Des témoins affirment avoir entendu les putchistes demander à Modibo de se défaire de certains de ses collaborateurs (les plus intransigeants) et de renoncer à l'option socialiste. Il aurait répondu qu'il faisait confiance à tous ses collaborateurs et que l'option socialiste n'était pas son option à lui, mais celle du peuple malien, que par conséquent, seul le peuple malien pouvait la changer. Les putschistes lui auraient proposé de lire sur les antennes de la radio une déclaration dans laquelle il annoncerait au peuple malien sa démission et remettrait le pouvoir au CMLN. Modibo aurait refusé. Il aurait expliqué aux putschistes qu'il détenait son pouvoir du suffrage du peuple malien qui a placé sa confiance en lui. Démissionner pour lui signifierait trahir cette confiance que le peuple malien a placé en lui. Il considère le CMLN au plus comme une partie de l'armée. Comment peut-il remettre un pouvoir qu'il détient du suffrage populaire à une partie de l'armée qu'il ne connaît même pas ? Non, il ne démissionnera pas ! Non, il ne trahira jamais le peuple malien! Que les militaires prennent leur responsabilité devant l'histoire.

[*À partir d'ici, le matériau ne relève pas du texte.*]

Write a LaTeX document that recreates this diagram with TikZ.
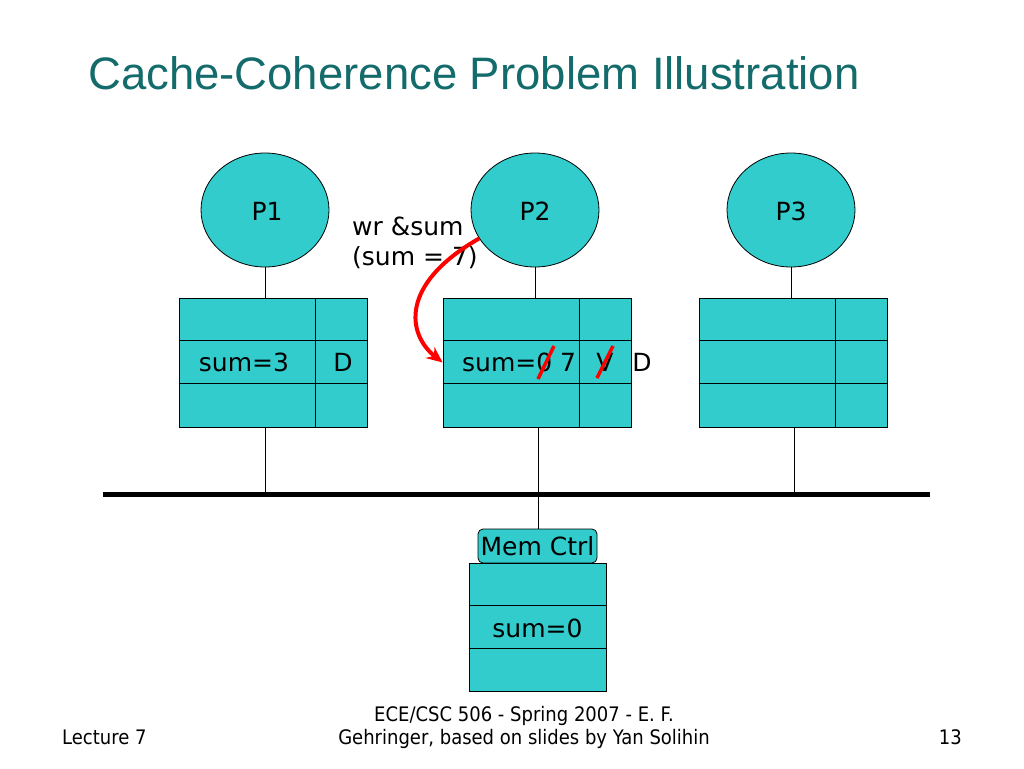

Les Maliens apprendront de la bouche même de Moussa Traoré 1 qu'il n'y avait eu aucun dialogue entre Modibo Keita et les putschistes. Moussa Traoré a été le seul à s'entretenir avec lui le 19 novembre. Il lui aurait dit qu'il fallait continuer la lutte même s'il n'était plus président, que le socialisme était la voie par laquelle le Mali devait se construire. Les propos tenus par le président renversé ont paru « complètement décousus » à celui qui venait de le renverser. Moussa Traoré affirme qu'en toute sincérité Modibo Keita lui « a fait pitié » ce jour-là.

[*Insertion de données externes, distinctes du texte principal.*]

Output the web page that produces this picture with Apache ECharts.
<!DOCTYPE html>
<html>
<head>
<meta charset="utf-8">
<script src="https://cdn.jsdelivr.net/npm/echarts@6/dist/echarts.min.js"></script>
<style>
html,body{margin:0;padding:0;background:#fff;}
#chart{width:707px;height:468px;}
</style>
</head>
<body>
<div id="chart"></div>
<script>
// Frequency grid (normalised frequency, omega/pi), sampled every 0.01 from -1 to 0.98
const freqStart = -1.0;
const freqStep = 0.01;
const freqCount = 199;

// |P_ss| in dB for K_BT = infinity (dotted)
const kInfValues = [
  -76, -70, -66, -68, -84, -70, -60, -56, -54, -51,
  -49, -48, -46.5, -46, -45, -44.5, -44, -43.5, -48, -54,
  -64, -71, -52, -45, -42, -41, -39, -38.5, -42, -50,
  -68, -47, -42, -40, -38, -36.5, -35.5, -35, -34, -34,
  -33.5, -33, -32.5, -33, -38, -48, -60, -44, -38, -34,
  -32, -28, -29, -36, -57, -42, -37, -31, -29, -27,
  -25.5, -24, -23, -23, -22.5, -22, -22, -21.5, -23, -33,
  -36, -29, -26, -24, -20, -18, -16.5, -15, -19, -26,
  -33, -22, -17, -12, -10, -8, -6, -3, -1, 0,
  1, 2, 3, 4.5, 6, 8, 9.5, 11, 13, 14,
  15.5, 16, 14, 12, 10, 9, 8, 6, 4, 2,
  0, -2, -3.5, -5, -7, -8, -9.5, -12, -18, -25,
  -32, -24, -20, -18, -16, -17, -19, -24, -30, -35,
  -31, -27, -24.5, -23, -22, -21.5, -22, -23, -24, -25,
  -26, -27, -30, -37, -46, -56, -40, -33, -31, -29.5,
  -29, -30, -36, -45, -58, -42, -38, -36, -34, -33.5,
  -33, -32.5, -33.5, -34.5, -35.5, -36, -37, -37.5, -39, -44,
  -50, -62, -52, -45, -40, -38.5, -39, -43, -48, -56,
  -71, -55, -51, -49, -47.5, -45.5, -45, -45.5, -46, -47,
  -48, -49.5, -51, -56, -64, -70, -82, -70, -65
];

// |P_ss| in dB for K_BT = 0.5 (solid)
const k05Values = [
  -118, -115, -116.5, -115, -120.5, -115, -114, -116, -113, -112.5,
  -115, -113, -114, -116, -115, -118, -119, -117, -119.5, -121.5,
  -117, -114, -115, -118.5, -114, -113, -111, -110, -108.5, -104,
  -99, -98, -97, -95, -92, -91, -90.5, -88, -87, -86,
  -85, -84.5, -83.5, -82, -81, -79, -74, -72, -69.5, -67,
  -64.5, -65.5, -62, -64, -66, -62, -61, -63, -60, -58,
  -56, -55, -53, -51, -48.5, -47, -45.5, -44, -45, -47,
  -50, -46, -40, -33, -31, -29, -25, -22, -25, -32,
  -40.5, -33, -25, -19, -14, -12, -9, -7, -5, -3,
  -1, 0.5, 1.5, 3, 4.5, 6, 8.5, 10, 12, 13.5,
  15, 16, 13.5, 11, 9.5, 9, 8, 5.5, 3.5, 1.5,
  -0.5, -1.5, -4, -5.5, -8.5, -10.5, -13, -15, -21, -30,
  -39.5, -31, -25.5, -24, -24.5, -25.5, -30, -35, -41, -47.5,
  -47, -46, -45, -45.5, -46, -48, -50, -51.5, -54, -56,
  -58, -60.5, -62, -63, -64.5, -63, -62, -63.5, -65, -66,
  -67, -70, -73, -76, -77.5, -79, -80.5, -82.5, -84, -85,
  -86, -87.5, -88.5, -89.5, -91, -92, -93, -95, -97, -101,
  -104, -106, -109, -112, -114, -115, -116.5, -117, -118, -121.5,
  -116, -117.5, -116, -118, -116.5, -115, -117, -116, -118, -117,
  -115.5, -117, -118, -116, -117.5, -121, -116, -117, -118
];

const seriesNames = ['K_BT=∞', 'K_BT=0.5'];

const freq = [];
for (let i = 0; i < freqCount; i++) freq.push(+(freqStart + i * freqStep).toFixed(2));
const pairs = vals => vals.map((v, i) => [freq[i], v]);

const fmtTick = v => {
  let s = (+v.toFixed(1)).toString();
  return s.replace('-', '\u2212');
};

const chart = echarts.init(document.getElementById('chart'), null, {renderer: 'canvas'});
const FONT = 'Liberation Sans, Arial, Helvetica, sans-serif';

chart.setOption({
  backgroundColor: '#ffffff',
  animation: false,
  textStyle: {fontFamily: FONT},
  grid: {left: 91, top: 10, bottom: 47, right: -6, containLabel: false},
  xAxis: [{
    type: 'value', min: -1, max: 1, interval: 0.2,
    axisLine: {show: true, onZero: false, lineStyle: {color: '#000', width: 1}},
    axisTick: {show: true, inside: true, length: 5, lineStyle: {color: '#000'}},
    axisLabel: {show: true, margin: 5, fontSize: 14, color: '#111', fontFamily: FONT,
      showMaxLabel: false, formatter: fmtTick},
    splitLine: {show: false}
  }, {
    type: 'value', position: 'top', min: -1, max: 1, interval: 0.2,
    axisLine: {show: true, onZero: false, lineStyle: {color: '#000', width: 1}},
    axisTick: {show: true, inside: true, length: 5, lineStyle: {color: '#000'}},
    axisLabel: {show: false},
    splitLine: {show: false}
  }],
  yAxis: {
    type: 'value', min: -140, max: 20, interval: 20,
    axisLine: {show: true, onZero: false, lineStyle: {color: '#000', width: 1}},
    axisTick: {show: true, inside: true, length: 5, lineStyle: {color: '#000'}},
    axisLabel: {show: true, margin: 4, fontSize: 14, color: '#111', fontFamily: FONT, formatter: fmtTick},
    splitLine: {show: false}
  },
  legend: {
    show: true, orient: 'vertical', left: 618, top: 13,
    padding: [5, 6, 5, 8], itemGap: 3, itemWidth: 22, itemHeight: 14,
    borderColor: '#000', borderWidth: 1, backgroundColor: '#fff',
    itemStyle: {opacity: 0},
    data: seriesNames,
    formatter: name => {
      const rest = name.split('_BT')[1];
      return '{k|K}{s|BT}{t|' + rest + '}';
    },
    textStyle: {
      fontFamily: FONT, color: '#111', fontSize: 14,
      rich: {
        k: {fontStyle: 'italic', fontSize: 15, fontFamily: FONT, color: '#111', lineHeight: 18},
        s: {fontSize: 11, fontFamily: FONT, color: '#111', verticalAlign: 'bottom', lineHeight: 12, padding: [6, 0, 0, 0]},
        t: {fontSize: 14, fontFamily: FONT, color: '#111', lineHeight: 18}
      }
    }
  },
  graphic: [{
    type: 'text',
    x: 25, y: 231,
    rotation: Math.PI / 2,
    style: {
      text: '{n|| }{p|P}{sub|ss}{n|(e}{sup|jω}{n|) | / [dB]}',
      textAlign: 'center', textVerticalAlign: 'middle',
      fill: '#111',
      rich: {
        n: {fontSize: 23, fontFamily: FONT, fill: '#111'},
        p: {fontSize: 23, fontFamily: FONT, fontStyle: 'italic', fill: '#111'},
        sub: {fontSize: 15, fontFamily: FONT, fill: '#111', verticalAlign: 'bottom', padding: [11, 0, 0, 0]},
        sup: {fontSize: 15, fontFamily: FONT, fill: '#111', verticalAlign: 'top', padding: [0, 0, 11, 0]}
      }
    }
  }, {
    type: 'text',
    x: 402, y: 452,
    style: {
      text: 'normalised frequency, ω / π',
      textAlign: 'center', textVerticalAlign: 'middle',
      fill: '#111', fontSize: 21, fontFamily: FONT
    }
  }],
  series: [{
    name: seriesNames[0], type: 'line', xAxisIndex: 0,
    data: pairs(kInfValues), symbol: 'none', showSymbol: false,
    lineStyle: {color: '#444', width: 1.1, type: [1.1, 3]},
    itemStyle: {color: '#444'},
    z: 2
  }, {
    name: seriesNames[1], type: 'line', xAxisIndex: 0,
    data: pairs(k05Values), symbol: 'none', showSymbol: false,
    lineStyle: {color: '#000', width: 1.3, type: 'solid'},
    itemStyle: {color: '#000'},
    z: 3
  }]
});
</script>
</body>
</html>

C'est à partir de 13 h que le premier communiqué des putschistes sera lu à la radio. Modibo est prisonnier. Les autres membres de la délégation présidentielle passeront la journée du 19 novembre à la permanence sans qu'il leur soit donné ni eau ni nourriture. C'est seulement dans la nuit que les parents inquiets seront autorisés à leur porter à manger. Le 21 novembre, les gouverneurs (trois présents sur six) seront autorisés à rejoindre leur poste pour procéder à la passation de service à leurs successeurs, des gouverneurs militaires. Les régions sont ainsi placées automatiquement sous l'autorité des commandants des différentes places d'armes.